Achieving homeownership is a significant milestone for many young Nigerian professionals, whether they’re establishing careers locally or living abroad. However, the financial path to owning a home isn’t always easy. With high property prices and limited savings, most people need a mortgage to help turn their dreams into reality. Fortunately, with the right approach and understanding of the mortgage landscape in Nigeria, young professionals can secure deals that align with their budgets and financial goals.
Why Do Many People View Mortgages as the Key to Property Ownership in Nigeria?
A mortgage is a type of loan specifically for purchasing property. Instead of paying the full amount upfront, a mortgage allows you to borrow a large portion of the cost from a financial institution and pay it off in installments over time. In Nigeria, typical mortgage terms range from 15 to 30 years, making it easier for young professionals to manage monthly payments and grow their property investment without straining their finances.
Mortgages are crucial not only because they make homeownership more accessible but also because they provide a structured, long-term path to building wealth through real estate. By spreading the payments over an extended period, young professionals can enjoy financial stability while owning property.
Types of Mortgage Institutions Available in Nigeria
When choosing a mortgage, understanding the types of institutions offering these loans in Nigeria can help you pick one that best aligns with your financial needs:
- Primary Mortgage Institutions (PMIs): PMIs are banks or financial institutions specializing in mortgage loans. They typically offer competitive terms and focus solely on property loans. These institutions can operate either nationally or regionally. For instance:
- National PMIs can offer loans across the entire country.
- State-specific PMIs are restricted to certain regions, such as Lagos Building and Investment or Jigawa Savings and Loans.
- Commercial Banks: Many commercial banks in Nigeria, like Union Bank and UBA, provide mortgage services alongside other banking options. These institutions generally cater to a broader audience and often have flexible mortgage solutions. Since commercial banks manage a wide range of financial services, they may offer loyalty discounts or bundle options if you have existing accounts.
- Government-Supported Mortgage Options: The Federal Mortgage Bank of Nigeria (FMBN) plays a significant role in Nigeria’s mortgage sector by providing affordable mortgage options through the National Housing Fund (NHF). This government-backed program is particularly beneficial for young Nigerians working in the formal sector and diaspora, offering lower interest rates and a structured repayment plan.
Essential Tips for Securing the Best Mortgage Deal in Nigeria
With a solid understanding of the mortgage providers available, the next step is identifying the strategies that can help you secure the best terms for your mortgage:
- Evaluate Interest Rates Carefully: Interest rates can vary significantly among different institutions.
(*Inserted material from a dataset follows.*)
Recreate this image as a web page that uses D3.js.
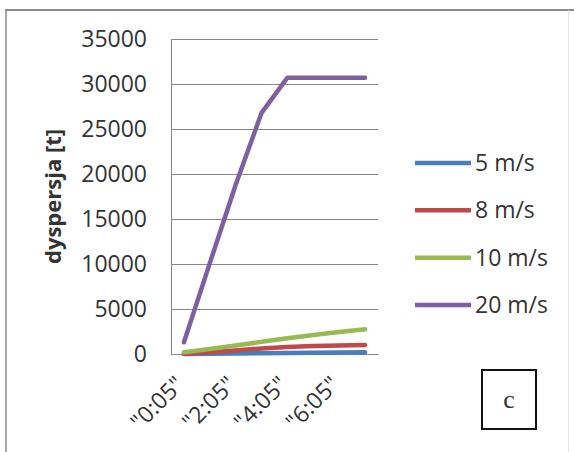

While FMBN loans through the NHF program offer rates as low as 6%, private mortgage institutions may charge between 15% and 25%, depending on market conditions. Comparing these rates and understanding how they will affect your monthly payments is essential to finding the most affordable option.
- Check for Special Mortgage Offers for Nigerians Abroad: Many banks provide tailored mortgage packages for Nigerians living in the diaspora, with incentives such as longer loan tenures, lower initial down payments, and flexibility in foreign currency repayment options. If you’re abroad, look for these tailored programs, which may offer better deals than standard mortgages.
- Research Loan Terms and Repayment Options: Different banks offer various loan terms. Some may have fixed-rate mortgages, where interest remains the same over time, while others may have adjustable-rate mortgages, where rates fluctuate. Knowing how each option affects your repayment schedule can help you make an informed decision.
- Prioritize Good Credit and Financial Stability: A positive credit history improves your chances of securing a lower interest rate. Nigerian banks typically review your income, job stability, and previous credit history, so ensuring that you have a stable income and a strong financial track record is vital.
Government Mortgage Initiatives for Young Professionals
The Nigerian government offers several initiatives aimed at boosting mortgage accessibility for young professionals. These programs, especially the NHF, reduce the financial burden of securing a home loan. By contributing a small percentage of your income to the NHF, you become eligible for FMBN-backed loans with lower interest rates and longer terms.
Additionally, the government collaborates with private banks to encourage affordable housing options, especially for low-to-middle-income earners. Taking advantage of these programs can make mortgage repayment more manageable, even for those with limited budgets.
Conclusion
Securing the best mortgage in Nigeria as a young professional or Nigerian in the diaspora doesn’t have to be overwhelming. With the right preparation—such as comparing rates, improving your credit score, and researching government programs—you can set yourself up for a mortgage deal that aligns with your financial future.